Maybe that has nothing to do with your situation, but I see it enough that it might help to mention it. If you think that may be your situation, I recommend being consistent as much as possible--do not give yourself permission to 'snap' and resort to hitting. But do set clear boundaries/consequences instead of being 'too nice' all the time.
post #5 of 7
My 8 y.o. daughter has been hitting me lately... and calling me dummy. With the hitting, it happens when she's getting really frustrated (as am I so I end up operating out of a negative frame of mind...and just 'reacting') - so there are alot of signs leading up to the hit. I am trying to recognize when she's on the brink - step back - and encourage her to stomp her foot, hit the couch, yell... something that will help her diffuse the rising tide of emotion.
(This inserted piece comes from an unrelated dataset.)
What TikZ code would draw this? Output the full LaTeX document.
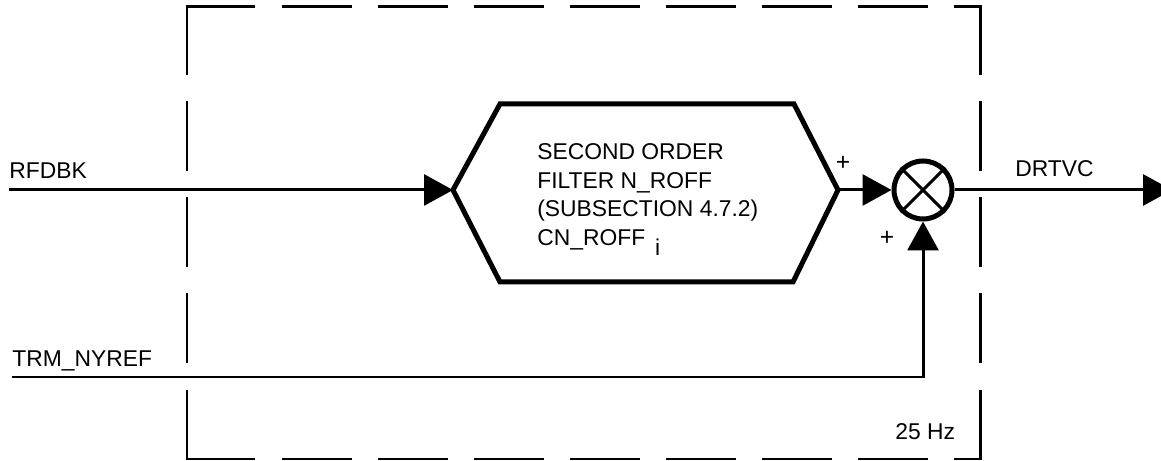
\documentclass[tikz,border=0pt]{standalone}
\usepackage{fontspec}
\setmainfont{Liberation Sans}
\usetikzlibrary{arrows.meta}

\tikzset{
  wire/.style={line width=1.7pt},
  sig/.style={wire, -{Triangle[length=0.58cm, width=0.62cm]}},
  lbl/.style={anchor=base west, inner sep=0pt, font=\fontsize{13}{16.2}\selectfont},
  sgn/.style={inner sep=0pt, font=\fontsize{14}{16}\selectfont},
  frame/.style={line width=1.7pt, line cap=rect, dash pattern=on 1.34cm off 0.58cm},
  block/.style={line width=2.85pt, line join=miter},
}

\begin{document}
\begin{tikzpicture}
  \useasboundingbox (0,0) rectangle (23.22,9.22);
  % 25 Hz frame
  \draw[frame] (3.74,9.08) -- (19.6,9.08);
  \draw[frame] (3.74,0.04) -- (19.6,0.04);
  \draw[frame] (3.74,9.08) -- (3.74,0.04);
  \draw[frame] (19.6,9.08) -- (19.6,0.04);

  % filter block
  \draw[block] (9.06,5.42) coordinate (hexW) -- (10.0,7.14) -- (15.88,7.14)
        -- (16.76,5.42) coordinate (hexE) -- (15.86,3.58) -- (10.0,3.58) -- cycle;
  \node[lbl, anchor=north west, align=left] (filterTxt) at (10.74,6.35)
        {SECOND ORDER\\FILTER N\_ROFF\\(SUBSECTION 4.7.2)\\CN\_ROFF\hspace{0.2cm}\raisebox{-0.2cm}{i}};

  % summing junction
  \node[draw, circle, block, minimum size=1.16cm, inner sep=0pt] (sum) at (18.46,5.42) {};
  \draw[wire] (sum.north west) -- (sum.south east);
  \draw[wire] (sum.north east) -- (sum.south west);

  \coordinate (rfdbk) at (0.18,5.42);
  \coordinate (trm)   at (0.24,1.68);
  \coordinate (out)   at (23.44,5.42);

  \draw[sig] (rfdbk) -- (hexW);
  \draw[sig] (hexE) -- (sum.west);
  \draw[sig] (sum.east) -- (out);
  \draw[sig] (trm) -| (sum.south);

  \node[lbl] (rfdbkLbl) at (0.18,5.64) {RFDBK};
  \node[lbl] (trmLbl)   at (0.24,1.88) {TRM\_NYREF};
  \node[lbl] (outLbl)   at (20.3,5.68) {DRTVC};
  \node[lbl] (rateLbl)  at (17.9,0.42) {25 Hz};
  \node[sgn] (plusA) at (16.86,5.95) {+};
  \node[sgn] (plusB) at (17.74,4.46) {+};
\end{tikzpicture}
\end{document}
I'm trying to on some playful parenting when being called a dummy. For example, In a silly voice: "Oh, I am so dumb... I'm supposed to put this hat on my foot, right?" Which will lead to laughter and then a little talk can happen about how it is much more peaceful to express your feelings with words that are not hurtful. And then we might practice it.
post #6 of 7
I just wanted to add that as my kids get older, I find that it gets easier to ask for their input when problems are occurring and to work together with them to find solutions. This is how, for example, we came to understand that dd likes and wants to attend karate but has trouble with the transition, and came to the decision with her that she will keep attending. This is how we came up with our "rule" of no tv on school nights. Sometimes it takes a few tries to really come up with a solution that works and lasts, but I do find that things go much more smoothly when I'm involving the children in the process of problem solving.
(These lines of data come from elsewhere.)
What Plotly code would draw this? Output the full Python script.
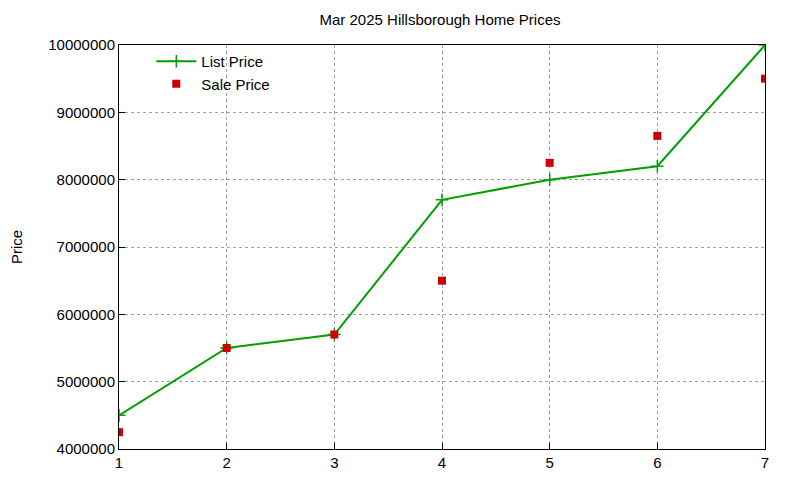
import plotly.graph_objects as go

x = [1, 2, 3, 4, 5, 6, 7]
list_price = [4500000, 5500000, 5700000, 7700000, 8000000, 8200000, 10000000]
sale_price = [4250000, 5500000, 5700000, 6500000, 8250000, 8650000, 9500000]
yticks = [4000000, 5000000, 6000000, 7000000, 8000000, 9000000, 10000000]

fig = go.Figure()
fig.add_trace(go.Scatter(x=x, y=list_price, mode="lines+markers", name="List Price",
                         line=dict(color="#00a000", width=2),
                         marker=dict(symbol="cross-thin", size=9, line=dict(color="#00a000", width=1.5))))
fig.add_trace(go.Scatter(x=x, y=sale_price, mode="markers", name="Sale Price",
                         marker=dict(symbol="square", size=8, color="#cc0000")))

ax = dict(showline=True, linecolor="black", linewidth=1, mirror=True,
          ticks="inside", ticklen=6, tickcolor="black",
          gridcolor="#a0a0a0", griddash="dot", gridwidth=1, zeroline=False,
          tickfont=dict(size=15, color="black"))
fig.update_xaxes(range=[1, 7], tickvals=x, **ax)
fig.update_yaxes(range=[4000000, 10000000], tickvals=yticks, tickformat="d",
                 title=dict(text="Price", font=dict(size=15, color="black"), standoff=30), **ax)
fig.update_layout(
    width=800, height=480, template="none",
    paper_bgcolor="white", plot_bgcolor="white",
    font=dict(family="Liberation Sans, Arial, sans-serif", size=14, color="black"),
    margin=dict(l=111, r=43, t=37, b=39, autoexpand=False),
    title=dict(text="Mar 2025 Hillsborough Home Prices", x=0.54, xanchor="center", y=0.975,
               yanchor="middle", font=dict(size=15)),
    legend=dict(x=0.05, y=1.0, xanchor="left", yanchor="top", bgcolor="rgba(0,0,0,0)",
                font=dict(size=15), tracegroupgap=0, itemwidth=40),
    showlegend=True,
)
fig.write_html("out.html")
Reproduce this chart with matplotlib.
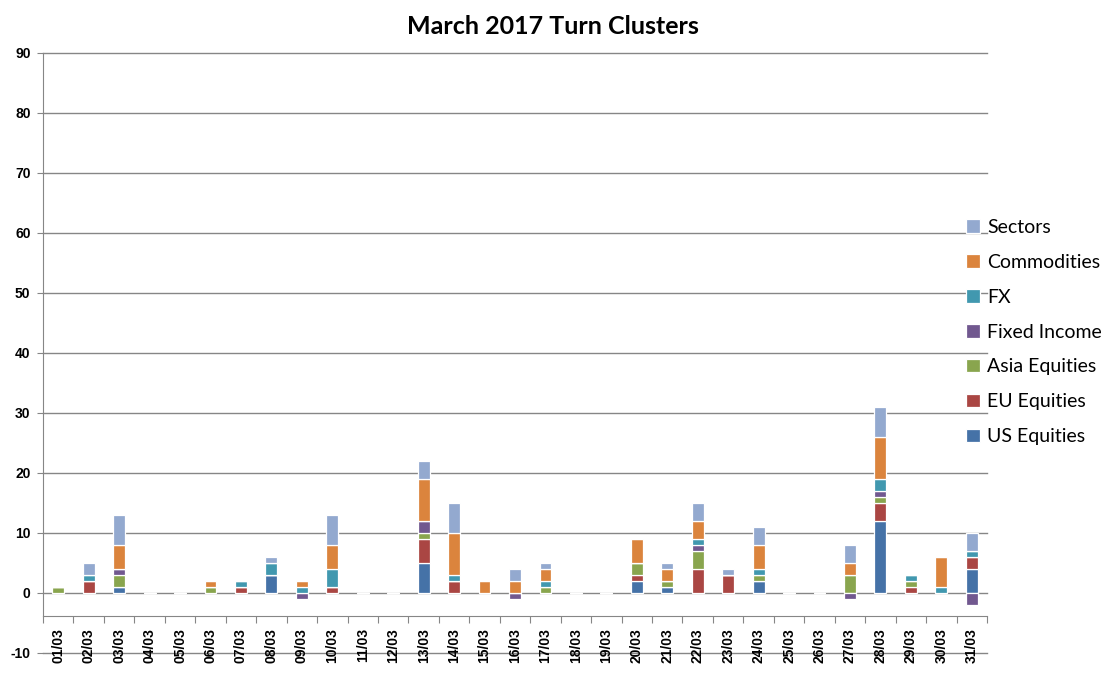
import matplotlib
matplotlib.use("Agg")
import matplotlib.pyplot as plt
import numpy as np

days = [f"{d:02d}/03" for d in range(1, 32)]
series_names = ["US Equities", "EU Equities", "Asia Equities", "Fixed Income",
                "FX", "Commodities", "Sectors"]
us_eq =       [0,0,1,0,0,0,0,3,0,0,0,0,5,0,0,0,0,0,0,2,1,0,0,2,0,0,0,12,0,0,4]
eu_eq =       [0,2,0,0,0,0,1,0,0,1,0,0,4,2,0,0,0,0,0,1,0,4,3,0,0,0,0,3,1,0,2]
asia_eq =     [1,0,2,0,0,1,0,0,0,0,0,0,1,0,0,0,1,0,0,2,1,3,0,1,0,0,3,1,1,0,0]
fixed_inc =   [0,0,1,0,0,0,0,0,-1,0,0,0,2,0,0,-1,0,0,0,0,0,1,0,0,0,0,-1,1,0,0,-2]
fx =          [0,1,0,0,0,0,1,2,1,3,0,0,0,1,0,0,1,0,0,0,0,1,0,1,0,0,0,2,1,1,1]
commodities = [0,0,4,0,0,1,0,0,1,4,0,0,7,7,2,2,2,0,0,4,2,3,0,4,0,0,2,7,0,5,0]
sectors =     [0,2,5,0,0,0,0,1,0,5,0,0,3,5,0,2,1,0,0,0,1,3,1,3,0,0,3,5,0,0,3]
yticks = list(range(-10, 91, 10))

colors = ["#4572A7", "#AA4643", "#89A54E", "#71588F", "#4198AF", "#DB843D", "#93A9CF"]
all_series = [us_eq, eu_eq, asia_eq, fixed_inc, fx, commodities, sectors]

fig = plt.figure(figsize=(11.06, 6.81), dpi=100)
ax = fig.add_axes([43/1106, 1 - 653/681, (987-43)/1106, 600/681])

x = np.arange(len(days))
pos_bottom = np.zeros(len(days))
neg_bottom = np.zeros(len(days))
handles = []
for name, vals, c in zip(series_names, all_series, colors):
    v = np.array(vals, dtype=float)
    bottom = np.where(v >= 0, pos_bottom, neg_bottom)
    b = ax.bar(x, v, width=0.39, bottom=bottom, color=c, edgecolor="white",
               linewidth=0.9, label=name, zorder=3)
    handles.append(b)
    pos_bottom += np.where(v > 0, v, 0)
    neg_bottom += np.where(v < 0, v, 0)

tick_font = {"family": "Liberation Sans", "weight": "bold", "size": 10}

ax.set_xlim(-0.5, len(days) - 0.5)
ax.set_ylim(-10, 90)
ax.set_yticks(yticks)
ax.set_yticklabels([str(t) for t in yticks], fontdict=tick_font)
for t in yticks:
    ax.axhline(t, color="#868686", linewidth=1.0, zorder=1, clip_on=False)

for s in ["top", "right"]:
    ax.spines[s].set_visible(False)
ax.spines["left"].set_color("#868686")
ax.spines["left"].set_bounds(-3.8, 90)
ax.spines["bottom"].set_position(("data", -3.8))
ax.spines["bottom"].set_color("#868686")
ax.tick_params(axis="y", length=4, color="#868686", pad=5)

ax.set_xticks(np.arange(-0.5, len(days), 1.0))
ax.set_xticklabels([])
ax.set_xticks(x, minor=True)
ax.set_xticklabels(days, minor=True, rotation=90, fontdict=tick_font)
ax.tick_params(axis="x", which="major", length=5, color="#868686", direction="out")
ax.tick_params(axis="x", which="minor", length=0, pad=9)

leg = ax.legend(handles[::-1], series_names[::-1], loc="center left",
                bbox_to_anchor=((966 - 43)/944, 0.535), frameon=False,
                prop={"family": "Lato", "size": 14}, handlelength=0.7,
                handleheight=0.7, handletextpad=0.4, labelspacing=0.92,
                borderpad=0, borderaxespad=0)

fig.text(553/1106, 1 - 27/681, "March 2017 Turn Clusters", ha="center", va="center",
         fontsize=18, fontweight="bold", family="Lato")

fig.savefig("out.png", dpi=100)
Someone once posted a great link about family meetings, where you brainstorm together to solve problems. This is an approach that is great for many families. I find that it needn't be a formal, planned meeting. And probably the most important piece of solving problems together is taking the time to understand what each other's concerns are, rather than just each putting our solutions on the table. (Two competing solutions=a power struggle. It's much easier to reconcile two concerns.) And inviting the kids to come up with their own ideas, and taking those ideas seriously (really being open-minded about them, and talking about how this or that idea might work out), really can lead to some very creative (and more peaceful) solutions.
post #7 of 7
I haven't read the responses so hopefully I'm not repeating anything.

I have a 6.5 year old as well and our biggest issue his arguing. I tend to be argumentative and he's the same way so we have lots to bicker about. I have to constantly remind myself that he's 6, I'm 27. And then I stop.

I finally sat down with him, wrote up some basic rules and the consequences for breaking them, and rewards for not breaking them. The biggest thing that has helped recently was almost completely stopping screen time. We watch no tv, except on weekends where they watch cartoons and then maybe a movie. Video games are for weekends only and for 1 hour max. His behavior after playing video games is horrific. He does get computer time most nights but he spends it working on his spelling words.

We have a fairly structured schedule. The same things happen at basically the same times. I make sure he has a snack as soon as we walk in the door from school or its meltdown city. He has to be in bed by 8 or he's a grouch.

We don't do many activities. Dh and both work fulltime and have a 2 year old also. We never do more than 1 activity at a time, its just too much, for him and us. We sign him up for things he wants to do. He played tball and did junior golf last summer and has requested basketball this winter. He tends to burn out on these activities fairly quickly but at this age, they don't last long, but it gives him a taste of what its all about and he can decide if he wants to do it next year or not.